As much as I love ceramics we do include other materials include glass and metallics to reflect the different seasons and play with various sizes and shapes – here are a few of my tried and trusted favourites.

There are three dates available this year, one for each season with the first spring date of April 22nd now live on the website. So, if you fancy a day of full floral immersion with lots of ideas on what to grow in your own gardens for cutting, techniques for arranging in a natural style without using florists foam and three beautiful, bespoke vase arrangements to take home, have a look!





Making the Cut….in House and Garden


It was this time last year whilst pruning the roses that I got a call from Clare Foster, garden editor for House and Garden. She asked if I was interested in working with her on a 6 month series about growing flowers for cutting – each issue would be filled with information about what to grow for a continual supply of flowers for the house from April through to September, which are the best varieties for cutting, when and how to complete tasks and ideas for how to arrange what you have produced .

The garden photographer Eva Nemeth had been commissioned to work on the images and over the next few months she paid regular visits to the farm to capture the rapid succession of horticultural tasks, flowers, floral designs and created some gorgeous flat lays to illustrate my favourite seasonal pickings. Eva took so many beautiful images that I thought it was a shame not to show more of them in a blog to run alongside each monthly installment. It also seemed like a good opportunity to talk a bit more about what we get up to throughout the season.

April is often considered the start of the cut flower growing season but I find March a more realistic month to get started. There is plenty of cutting back and pruning to do if you are growing perennials, shrubs and roses for cutting. These will all need a good mulch afterwards with well rotted manure or compost. It is important to get this job done earlier before buds start to break into leaf and new growth starts to sprout from the ground.

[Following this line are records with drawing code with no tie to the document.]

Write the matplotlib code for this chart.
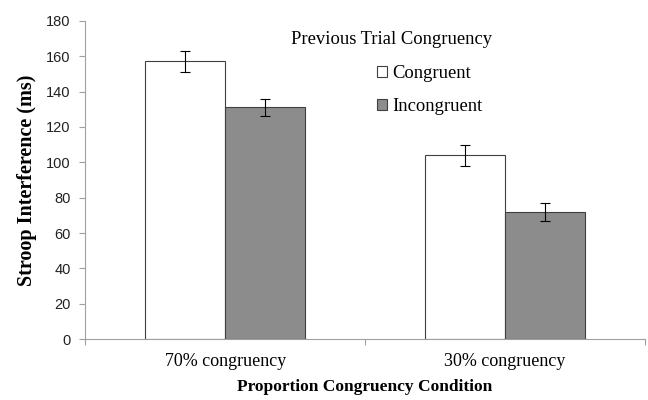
import matplotlib.pyplot as plt
import numpy as np

conditions = ['70% congruency', '30% congruency']
congruent = [157, 104]
congruent_err = [6, 6]
incongruent = [131, 72]
incongruent_err = [5, 5]
yticks = [0, 20, 40, 60, 80, 100, 120, 140, 160, 180]

fig = plt.figure(figsize=(6.48, 4), dpi=100)
ax = fig.add_axes([0.1317, 0.152, 0.8633, 0.796])

x = np.arange(len(conditions))
w = 0.286
err_kw = dict(ecolor='black', elinewidth=0.8, capsize=3.5, capthick=0.8)
ax.bar(x - w / 2, congruent, w, yerr=congruent_err, color='white',
       edgecolor='#404040', linewidth=0.8, error_kw=err_kw, label='Congruent')
ax.bar(x + w / 2, incongruent, w, yerr=incongruent_err, color='#8c8c8c',
       edgecolor='#404040', linewidth=0.8, error_kw=err_kw, label='Incongruent')

ax.set_xlim(-0.5, len(conditions) - 0.5)
ax.set_ylim(0, 180)
ax.set_yticks(yticks)
ax.set_yticklabels([str(t) for t in yticks], family='Liberation Sans', fontsize=10.5,
                   color='#222222')

ax.set_xticks(x)
ax.set_xticklabels(conditions, family='Liberation Serif', fontsize=13)
ax.tick_params(axis='x', length=0, pad=10)
ax.set_xticks(np.arange(-0.5, len(conditions)), minor=True)
ax.tick_params(axis='x', which='minor', length=4, color='#a0a0a0', width=0.8)
ax.tick_params(axis='y', length=4.5, color='#a0a0a0', width=0.8, pad=6)

for s in ['top', 'right']:
    ax.spines[s].set_visible(False)
for s in ['left', 'bottom']:
    ax.spines[s].set_color('#a0a0a0')
    ax.spines[s].set_linewidth(0.8)

ax.set_ylabel('Stroop Interference (ms)', family='Liberation Serif',
              fontweight='bold', fontsize=14.5)
ax.yaxis.label.set_va('center')
ax.yaxis.set_label_coords(-0.104, 0.5)
ax.set_xlabel('Proportion Congruency Condition', family='Liberation Serif',
              fontweight='bold', fontsize=12.5)
ax.xaxis.label.set_va('center')
ax.xaxis.set_label_coords(0.5, -0.151)

fig.text(392 / 648, 1 - 40 / 400, 'Previous Trial Congruency', ha='center',
         va='center', family='Liberation Serif', fontsize=13.4)
ax.legend(loc='upper left', bbox_to_anchor=(377 / 648, 1 - 65 / 400),
          bbox_transform=fig.transFigure, frameon=False, borderpad=0,
          borderaxespad=0, prop={'family': 'Liberation Serif', 'size': 13.4},
          handlelength=0.55, handleheight=0.55, handletextpad=0.25,
          labelspacing=0.88)

fig.savefig('out.png', dpi=100)
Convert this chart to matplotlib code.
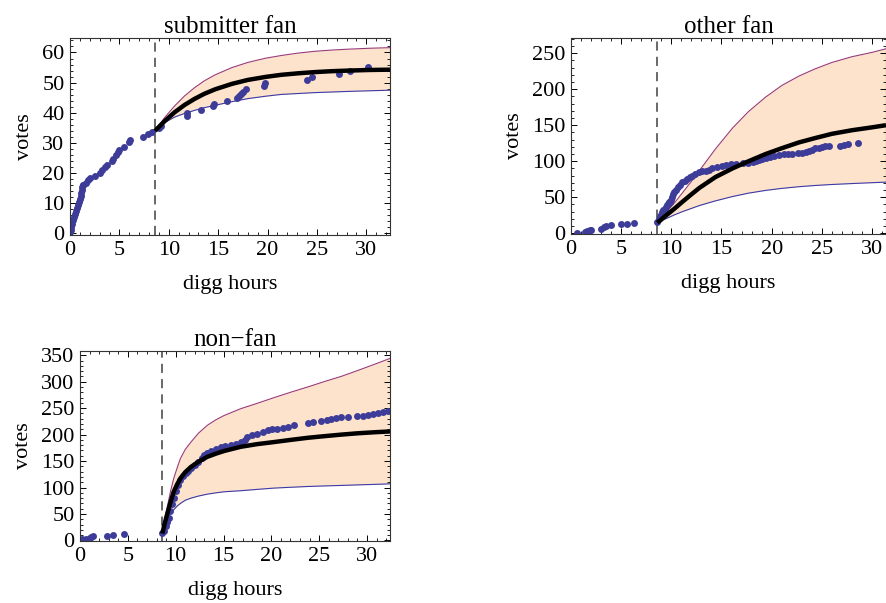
import matplotlib.pyplot as plt
from matplotlib.ticker import MultipleLocator

plt.rcParams['font.family'] = ['Liberation Serif', 'DejaVu Serif']

# vertical marker (digg promotion time)
t_promo = 8.6

# ---- submitter fan ----
sub_px = [0.05, 0.1, 0.15, 0.2, 0.3, 0.4, 0.5, 0.6, 0.7, 0.8, 0.9, 1.0, 1.1, 1.15, 1.2, 1.25, 1.3, 1.35,
          1.6, 1.8, 2.0, 2.5, 3.0, 3.2, 3.5, 3.7, 4.3, 4.4, 4.7, 4.85, 5.0, 5.5, 6.0, 6.1, 7.4, 7.9, 8.3,
          9.0, 9.25, 11.8, 11.8, 13.3, 14.5, 14.6, 15.85, 16.9, 17.1, 17.3, 17.5, 17.8, 19.6, 19.75,
          24.0, 24.5, 27.2, 28.4, 30.2]
sub_py = [0.5, 1.1, 2, 3, 4.4, 5.5, 6.5, 7.5, 8.5, 9.5, 10.5, 11.5, 12.5, 13.5, 14.5, 15.5, 16, 16.2,
          16.8, 17.7, 18.3, 19.2, 20.2, 21, 22, 22.7, 24.0, 24.8, 26, 27, 27.7, 28.8, 30.2, 30.9, 32.1, 33.0, 33.8,
          34.9, 35.7, 39, 40, 41, 42.2, 42.8, 43.8, 44.8, 45.5, 46.2, 47, 47.8, 48.9, 49.8,
          51, 51.8, 52.9, 54, 55.1]
sub_cx = [8.6, 9.6, 10.6, 11.6, 12.6, 13.6, 14.7, 16.4, 18.0, 19.8, 21.4, 23.1, 24.8, 26.5, 28.2, 30.3, 32.4]
sub_fit = [34.0, 37.3, 40.2, 42.6, 44.6, 46.3, 47.8, 49.6, 50.9, 51.9, 52.6, 53.1, 53.5, 53.8, 54.0, 54.2, 54.3]
sub_hi = [34.0, 38.5, 42.3, 45.6, 48.3, 50.6, 52.6, 55.0, 56.7, 58.1, 59.0, 59.8, 60.4, 60.8, 61.1, 61.4, 61.6]
sub_lo = [34.0, 36.8, 38.6, 39.8, 40.8, 41.7, 42.5, 43.7, 44.7, 45.5, 46.1, 46.4, 46.7, 46.9, 47.1, 47.3, 47.5]

# ---- other fan ----
oth_px = [0.6, 1.4, 1.6, 1.9, 2.0, 3.0, 3.3, 3.5, 4.0, 5.0, 5.6, 6.3,
          8.6, 8.75, 8.9, 9.0, 9.1, 9.2, 9.33, 9.45, 9.55, 9.66, 9.8, 9.9, 10.0, 10.1, 10.2, 10.3, 10.45,
          10.65, 10.85, 11.1, 11.35, 11.6, 11.85, 12.1, 12.4, 12.8, 13.1, 13.45, 13.8, 14.1, 14.6, 15.1,
          15.5, 15.9, 16.4, 17.1, 17.6, 18.1, 18.4, 18.7, 19.0, 19.4, 19.8, 20.2, 20.7, 21.2, 21.6, 22.0,
          22.6, 23.0, 23.4, 23.7, 24.0, 24.3, 24.7, 25.0, 25.3, 25.7, 26.8, 27.2, 27.6, 28.6]
oth_py = [1, 1.5, 2.5, 4.5, 5, 6.5, 8.5, 9.5, 11, 12.5, 13, 14,
          15, 20, 24, 26, 29, 32, 34, 37, 39, 41, 43, 44, 46, 50, 54, 57, 60,
          64, 67, 71, 73, 76, 78, 80, 82, 85, 86, 87, 88, 90, 92, 94,
          95, 96, 96, 97.7, 98, 99.5, 100, 102, 103, 104.6, 106, 107.8, 108, 109.6, 110, 110.5,
          111, 112, 113, 114.7, 116, 118, 119, 120, 120.5, 121, 121.6, 123, 124, 125]
oth_cx = [8.6, 9.5, 10.3, 11.1, 12.0, 12.8, 14.4, 16.1, 17.7, 19.4, 21.0, 22.7, 24.3, 26.0, 28.0, 30.0, 31.4]
oth_fit = [14.7, 25, 34, 43.6, 54, 63, 78, 90, 100, 110, 118, 126, 132, 138, 143, 147, 150]
oth_hi = [14.7, 29, 42, 56, 72, 87, 117, 146, 169, 189, 205, 218, 228, 237, 245, 251, 256]
oth_lo = [14.7, 20.5, 25.5, 30, 34.5, 38.5, 45, 51, 55.7, 59.5, 62.3, 64.6, 66.3, 67.7, 69, 70.2, 71]

# ---- non-fan ----
non_px = [0.2, 0.6, 1.0, 1.2, 1.35, 2.85, 3.45, 4.6,
          8.6, 8.75, 8.95, 9.1, 9.3, 9.45, 9.65, 9.8, 10.0, 10.25, 10.5, 10.8, 11.05, 11.3, 11.6, 12.0,
          12.3, 12.7, 13.0, 13.3, 13.65, 14.2, 14.7, 15.2, 15.75, 16.3, 16.8, 17.2, 17.5, 18.0, 18.55,
          19.1, 19.6, 20.1, 20.6, 21.2, 21.7, 22.4, 23.8, 24.4, 25.2, 25.8, 26.2, 26.8, 27.3, 28.0,
          29.0, 29.6, 30.1, 30.6, 31.1, 31.7, 32.2]
non_py = [3, 3, 5, 6, 8, 9, 10.5, 12,
          14, 18, 27, 35, 43, 55, 68, 80, 93, 105, 114, 121, 127, 131, 136, 142,
          149, 155, 161, 165, 169, 173, 177, 178, 180, 183, 186, 190, 196, 199, 202,
          205, 208, 210, 211, 213, 214.5, 219, 222.6, 223, 225, 227, 230, 231, 233, 233,
          236, 236, 237.6, 239, 240.8, 242, 244.5]
non_cx = [8.6, 8.85, 9.1, 9.45, 9.8, 10.15, 10.5, 11.0, 11.6, 12.4, 13.3, 14.2, 15.05, 16.8, 18.5,
          20.3, 22.0, 23.8, 25.5, 27.3, 29.0, 30.8, 32.4]
non_fit = [13, 32, 49, 72, 92.5, 106, 117.5, 129, 139, 149, 158, 164, 169, 177, 182,
           186, 190, 194, 197, 200, 202.5, 204.5, 206]
non_hi = [16, 40, 61, 92, 117.5, 137, 155, 172, 186, 203, 217.5, 228, 236, 249, 259,
          270, 280, 290, 300, 310, 321, 333, 344]
non_lo = [16, 32, 42.5, 52, 58, 65, 70, 76, 80, 84, 87.5, 90, 92, 94, 96.5,
          99, 100.5, 102, 103, 104, 105, 106, 107]

dot_color = '#3d3d99'
band_color = '#fde3cb'


def panel(rect, title, px, py, cx, fit, hi, lo, xmax, ylim, ymaj):
    ax = fig.add_axes(rect)
    ax.fill_between(cx, lo, hi, color=band_color, lw=0)
    ax.plot(cx, hi, color='#9a3a78', lw=0.8)
    ax.plot(cx, lo, color='#3a3aa8', lw=0.8)
    ax.axvline(t_promo, color='#404040', lw=1.1, ls=(0, (6, 4)))
    ax.plot(px, py, 'o', color=dot_color, ms=5, mew=0)
    ax.plot(cx, fit, color='black', lw=3.2, solid_capstyle='butt')
    ax.set_xlim(0, xmax)
    ax.set_ylim(*ylim)
    ax.xaxis.set_major_locator(MultipleLocator(5))
    ax.xaxis.set_minor_locator(MultipleLocator(1))
    ax.yaxis.set_major_locator(MultipleLocator(ymaj))
    ax.yaxis.set_minor_locator(MultipleLocator(ymaj / 5))
    ax.tick_params(which='both', direction='in', top=True, right=True, labelsize=16, pad=4)
    ax.tick_params(which='major', length=4.5, width=0.7)
    ax.tick_params(which='minor', length=2.5, width=0.6)
    for s in ax.spines.values():
        s.set_color('#333333')
        s.set_linewidth(0.8)
    ax.set_title(title, fontsize=18, pad=3)
    ax.set_xlabel('digg hours', fontsize=16, labelpad=11)
    ax.set_ylabel('votes', fontsize=16, labelpad=6)
    return ax


fig = plt.figure(figsize=(8.86, 6.03), dpi=100)

panel([70 / 886, 368 / 603, 320 / 886, 197 / 603], 'submitter fan',
      sub_px, sub_py, sub_cx, sub_fit, sub_hi, sub_lo, 32.4, (-0.5, 64.8), 10)
panel([571 / 886, 369 / 603, 315 / 886, 196 / 603], 'other fan',
      oth_px, oth_py, oth_cx, oth_fit, oth_hi, oth_lo, 31.4, (-1, 271), 50)
panel([80 / 886, 62 / 603, 310 / 886, 190 / 603], 'non\u2212fan',
      non_px, non_py, non_cx, non_fit, non_hi, non_lo, 32.4, (-1, 358), 50)

fig.savefig('out.png', dpi=100)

I tend to do most of my perennial and shrub planting in March. There is plenty of moisture around for the roots to get established before the warmer months.

I always earmark my older more congested perennials for lifting and dividing at this time, this year the focus is on my large collection of phlox, I am saving this job for the attendees on the Propagation Masterclass who will be taking some healthy clumps home with them.

March is also when things start to get busy in the greenhouse. If you are lucky enough to have one it is a good time to sow a whole host of annuals (both hardy and half hardy) plus perennials which you would like to see flowering in their first year. I grow many of my favourite perennials from seed including scabious, Eryngium, delphiniums and Achillea, it saves a lot of money and is many germinate varieties germinate very easily. Sowing will continue into April with some of the hardy annuals that dislike root disturbance being sown directly outside.

Just as things start to get busy with growing tasks it is time to start picking all the flowering bulbs that were planted between September and November.

The Anemones are in flower first and once they start they come thick and fast, producing stem after stem from each corm. To find out more about how to grow them have a look at my post here.

The tulips follow close behind, I pull them  and lift bulbs and all, clearing the bed as I go for the next crop – more about growing tulips in my cultivated palette series here.

Narcissus are flowering in our field and in my pots, I love showing off the more delicate varieties this way and I find they last longer in a pot than tulips.

To accompany all these spring beauties April is an ideal time to go foraging, I cut from our surrounding native hedge and orchard, carefully selecting the branches that will create the shape I want in my arrangements. The emerging leaves of hazel and hawthorn accompanied by blossoming branches are my favourites.

No April arrangement would be complete without a hellebore or two, by now they are setting seed and this ripening gives them a much longer vase life.

The Flower Book


It was about this time last year that I was invited by the publishers Dorling and Kindersley to work with them on a book all about flowers and natural-style floristry.

Their plan was to feature sixty cut flowers through the seasons using their signature portrait-style macrophotography. My brief was to provide all the flowers for these and choose thirty of my favourites to showcase in a series of floral designs.

The schedule was tight with just five months to photograph and write the book. I have always dreamed of writing my own book so I thought this experience would be a useful way of learning about the process. It certainly turned out to be a steep learning curve!

We began work on the book in April, just in time to catch the first wave of spring flowers in the tunnels. Each fortnight the Flower Book team would reconvene here at the farm to shoot what was in flower that week, slowly working our way through the seasons. In my naivety I had not realised there are so many people involved in producing a book – at each shoot there was at the bare minimum the editor, artistic director and two photographers, one of whom was Clare West.  She has been photographing our flowers for the past three years, and is responsible for many of the images on our website, she also teaches a Flower Photography workshop here.

Clare was responsible for the arrangement shots and Gary Ombler for the macrophotography which exposed every hair and grain of pollen in incredible detail. It was quite a job finding the perfect flower for these meticulous images and to see them in this new light was revelatory even after years of spending so much time with my flowers.

The writing was squeezed in during spare moments of a busy growing and wedding season – quite a challenge! It certainly takes discipline although I was writing about a subject I love and know well. The premise of the book is to encourage people to have a go themselves so each arrangement comes with a list of what you will need, my inspiration behind each design and a description of how it was achieved.

Each of the sixty flowers featured also come with advice on what to look for when buying from a florist or flower market, or for those who are able and willing, a few growing tips. There is also information on conditioning, the best way to display them and how to prolong vase life.

I have learnt so much from working on this book namely how to arrange for the camera and how to work with a publisher. It certainly stretched my abilities and patience at times but I am already keen to do another one, this time about growing cut flowers.

I think as a floristry book it is unique in one significant way, every flower bar the Leucospermum and Orchid were grown here on our flower farm, this makes me very proud and just goes to show what is possible.

The Flower Book is now available to buy on Amazon and I will be selling copies here on our courses and in our Saturday shop once the season starts.